TASK PROMPT:
Reproduce each line exactly. Skip none.

DATASET EXTRACT:

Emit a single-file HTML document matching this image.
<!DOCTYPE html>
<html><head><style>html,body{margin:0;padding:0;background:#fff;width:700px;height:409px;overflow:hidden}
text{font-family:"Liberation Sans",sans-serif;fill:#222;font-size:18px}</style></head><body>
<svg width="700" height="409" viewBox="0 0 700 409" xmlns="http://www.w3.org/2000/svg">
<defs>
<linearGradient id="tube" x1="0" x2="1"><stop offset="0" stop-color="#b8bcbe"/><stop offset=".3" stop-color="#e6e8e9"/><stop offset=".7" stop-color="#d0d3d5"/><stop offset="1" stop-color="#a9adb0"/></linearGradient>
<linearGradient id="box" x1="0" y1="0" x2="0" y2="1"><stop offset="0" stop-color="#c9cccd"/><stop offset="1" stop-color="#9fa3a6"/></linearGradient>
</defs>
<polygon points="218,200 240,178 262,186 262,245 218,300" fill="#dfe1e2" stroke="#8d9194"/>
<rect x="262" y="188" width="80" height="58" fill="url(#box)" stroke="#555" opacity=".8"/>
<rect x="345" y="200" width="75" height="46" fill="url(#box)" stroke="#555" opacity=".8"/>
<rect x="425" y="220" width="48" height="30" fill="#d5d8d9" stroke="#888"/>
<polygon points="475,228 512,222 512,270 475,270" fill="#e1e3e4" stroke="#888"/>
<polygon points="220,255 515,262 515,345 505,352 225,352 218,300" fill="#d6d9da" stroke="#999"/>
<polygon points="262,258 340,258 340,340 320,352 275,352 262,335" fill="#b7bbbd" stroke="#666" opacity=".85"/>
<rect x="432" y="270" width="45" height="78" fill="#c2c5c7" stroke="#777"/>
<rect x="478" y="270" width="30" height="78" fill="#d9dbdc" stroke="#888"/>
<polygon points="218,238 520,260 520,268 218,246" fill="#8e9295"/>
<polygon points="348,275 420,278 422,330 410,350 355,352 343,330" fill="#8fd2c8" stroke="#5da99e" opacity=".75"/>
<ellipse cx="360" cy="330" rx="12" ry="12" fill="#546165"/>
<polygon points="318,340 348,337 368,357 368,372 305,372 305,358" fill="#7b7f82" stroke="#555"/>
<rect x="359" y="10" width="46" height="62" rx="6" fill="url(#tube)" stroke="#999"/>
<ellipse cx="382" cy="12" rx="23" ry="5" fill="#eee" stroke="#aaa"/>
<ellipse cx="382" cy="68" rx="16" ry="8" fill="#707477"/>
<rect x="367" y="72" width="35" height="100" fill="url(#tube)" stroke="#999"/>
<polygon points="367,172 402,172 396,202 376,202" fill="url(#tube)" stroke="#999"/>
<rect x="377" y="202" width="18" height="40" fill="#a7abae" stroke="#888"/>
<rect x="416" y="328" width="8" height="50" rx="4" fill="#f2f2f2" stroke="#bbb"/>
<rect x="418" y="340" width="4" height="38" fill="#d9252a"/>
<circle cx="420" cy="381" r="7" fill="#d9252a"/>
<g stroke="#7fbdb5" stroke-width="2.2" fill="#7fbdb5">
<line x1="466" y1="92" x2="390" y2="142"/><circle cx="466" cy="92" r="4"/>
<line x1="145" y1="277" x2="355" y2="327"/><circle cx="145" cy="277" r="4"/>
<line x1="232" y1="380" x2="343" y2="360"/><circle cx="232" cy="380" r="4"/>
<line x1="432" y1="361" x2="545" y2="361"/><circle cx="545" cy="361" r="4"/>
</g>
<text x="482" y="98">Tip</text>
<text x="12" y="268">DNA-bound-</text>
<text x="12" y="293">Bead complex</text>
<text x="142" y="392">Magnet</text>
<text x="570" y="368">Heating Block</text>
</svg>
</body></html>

SOLUTION TO THE EXERCISE:
Emit a single-file HTML document matching this image.
<!DOCTYPE html>
<html><head><style>html,body{margin:0;padding:0;background:#fff;width:700px;height:409px;overflow:hidden}
text{font-family:"Liberation Sans",sans-serif;fill:#222;font-size:18px}</style></head><body>
<svg width="700" height="409" viewBox="0 0 700 409" xmlns="http://www.w3.org/2000/svg">
<defs>
<linearGradient id="tube" x1="0" x2="1"><stop offset="0" stop-color="#b8bcbe"/><stop offset=".3" stop-color="#e6e8e9"/><stop offset=".7" stop-color="#d0d3d5"/><stop offset="1" stop-color="#a9adb0"/></linearGradient>
<linearGradient id="box" x1="0" y1="0" x2="0" y2="1"><stop offset="0" stop-color="#c9cccd"/><stop offset="1" stop-color="#9fa3a6"/></linearGradient>
</defs>
<polygon points="218,200 240,178 262,186 262,245 218,300" fill="#dfe1e2" stroke="#8d9194"/>
<rect x="262" y="188" width="80" height="58" fill="url(#box)" stroke="#555" opacity=".8"/>
<rect x="345" y="200" width="75" height="46" fill="url(#box)" stroke="#555" opacity=".8"/>
<rect x="425" y="220" width="48" height="30" fill="#d5d8d9" stroke="#888"/>
<polygon points="475,228 512,222 512,270 475,270" fill="#e1e3e4" stroke="#888"/>
<polygon points="220,255 515,262 515,345 505,352 225,352 218,300" fill="#d6d9da" stroke="#999"/>
<polygon points="262,258 340,258 340,340 320,352 275,352 262,335" fill="#b7bbbd" stroke="#666" opacity=".85"/>
<rect x="432" y="270" width="45" height="78" fill="#c2c5c7" stroke="#777"/>
<rect x="478" y="270" width="30" height="78" fill="#d9dbdc" stroke="#888"/>
<polygon points="218,238 520,260 520,268 218,246" fill="#8e9295"/>
<polygon points="348,275 420,278 422,330 410,350 355,352 343,330" fill="#8fd2c8" stroke="#5da99e" opacity=".75"/>
<ellipse cx="360" cy="330" rx="12" ry="12" fill="#546165"/>
<polygon points="318,340 348,337 368,357 368,372 305,372 305,358" fill="#7b7f82" stroke="#555"/>
<rect x="359" y="10" width="46" height="62" rx="6" fill="url(#tube)" stroke="#999"/>
<ellipse cx="382" cy="12" rx="23" ry="5" fill="#eee" stroke="#aaa"/>
<ellipse cx="382" cy="68" rx="16" ry="8" fill="#707477"/>
<rect x="367" y="72" width="35" height="100" fill="url(#tube)" stroke="#999"/>
<polygon points="367,172 402,172 396,202 376,202" fill="url(#tube)" stroke="#999"/>
<rect x="377" y="202" width="18" height="40" fill="#a7abae" stroke="#888"/>
<rect x="416" y="328" width="8" height="50" rx="4" fill="#f2f2f2" stroke="#bbb"/>
<rect x="418" y="340" width="4" height="38" fill="#d9252a"/>
<circle cx="420" cy="381" r="7" fill="#d9252a"/>
<g stroke="#7fbdb5" stroke-width="2.2" fill="#7fbdb5">
<line x1="466" y1="92" x2="390" y2="142"/><circle cx="466" cy="92" r="4"/>
<line x1="145" y1="277" x2="355" y2="327"/><circle cx="145" cy="277" r="4"/>
<line x1="232" y1="380" x2="343" y2="360"/><circle cx="232" cy="380" r="4"/>
<line x1="432" y1="361" x2="545" y2="361"/><circle cx="545" cy="361" r="4"/>
</g>
<text x="482" y="98">Tip</text>
<text x="12" y="268">DNA-bound-</text>
<text x="12" y="293">Bead complex</text>
<text x="142" y="392">Magnet</text>
<text x="570" y="368">Heating Block</text>
</svg>
</body></html>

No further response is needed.